Inscrire les orientations des Universités dans le cadre de la construction de l'espace européen des diplômes est un autre moyen d'offrir d'avantage sans accroître les dépenses. Il s'agit pour Luc Ferry et pour moi-même, d'un sujet capital pour l'avenir que nous avons évoqué lors de la Conférence des Présidents d'Université. Il ne s'agit pas seulement de veiller à la reconnaissance réciproque des diplômes et encore moins d'imposer une uniformisation qui irait à l'encontre du respect de la pluralité qui constitue la richesse de l'Europe. Il ne s'agit pas plus de remettre en cause les cursus licence, master ou les études doctorales telles qu'ils sont définis aujourd'hui. Mais il faut veiller à une architecture de formation et de valorisation des études comparable, respectueuse de nos traditions, ne serait-ce que pour dynamiser les échanges et permettre la recherche d'emplois dans toute l'Europe.
Conclusion
Au début de mon intervention j'ai rappelé qu'il fallait opposer une dynamique de grandeur à la dynamique de déclin.

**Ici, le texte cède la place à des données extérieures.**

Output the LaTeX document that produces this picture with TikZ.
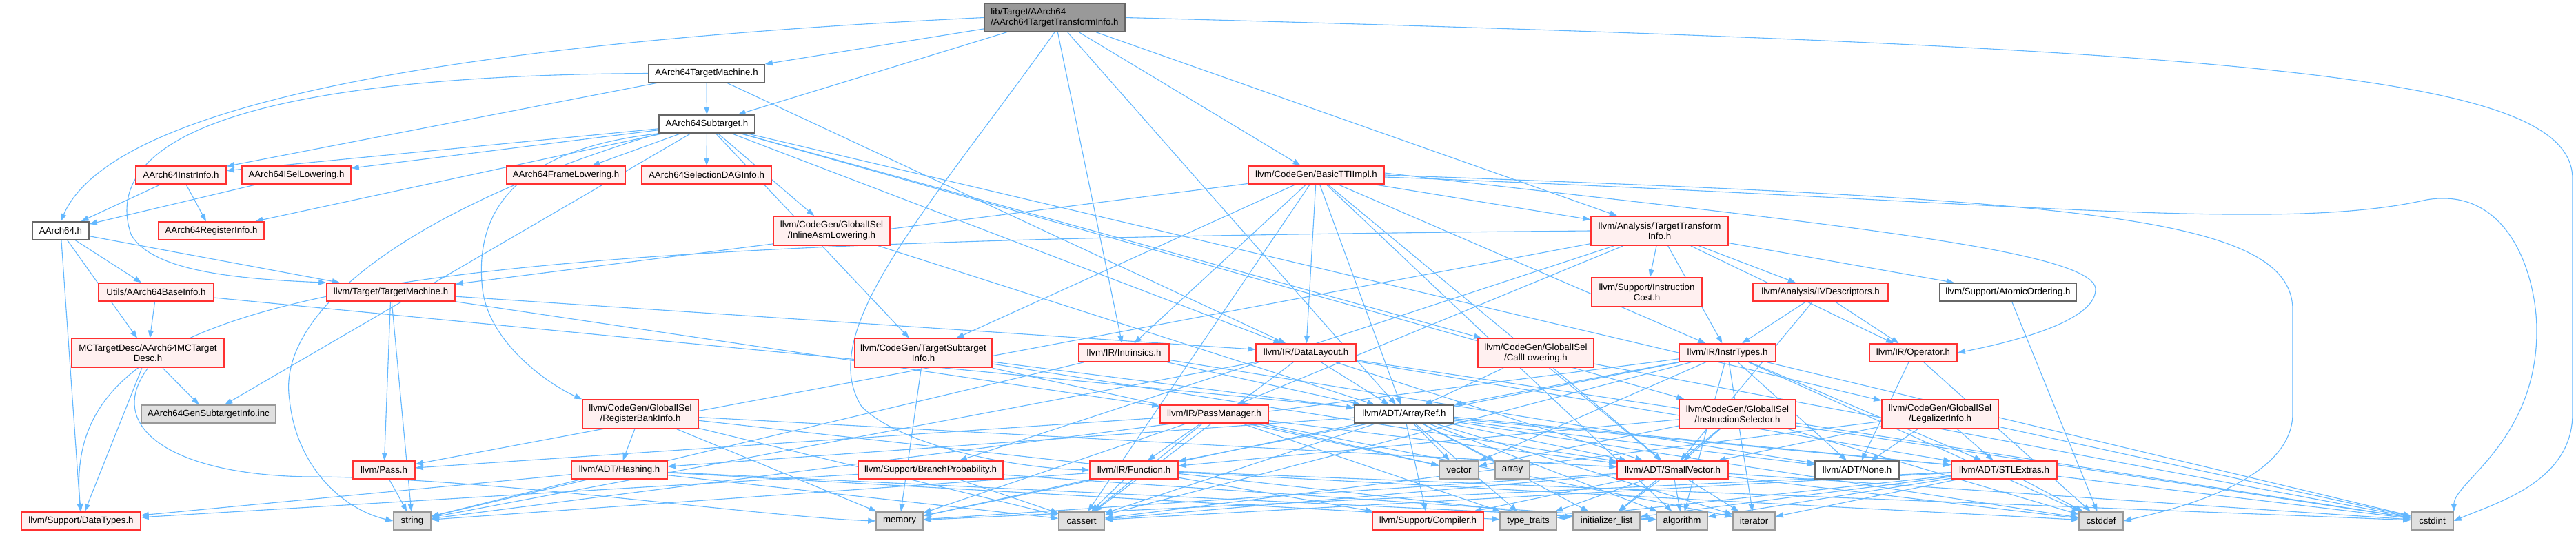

Cette mobilisation nationale que le Président de la République appelle, ne pourra se faire sans que ne soient mis en oeuvre tous les moyens pour lutter contre l'affaiblissement relatif de la France et contre la " fracture scolaire " et intellectuelle que le ministre de la jeunesse, de l'Education nationale et de la recherche, Luc Ferry, a fixé comme axe de notre action. Cela afin de propulser la recherche et l'innovation, de réconcilier la France et sa recherche et de répondre aux légitimes attentes de nos concitoyens.
Ces nouvelles perspectives doivent évidemment pouvoir se fonder sur de nouveaux moyens.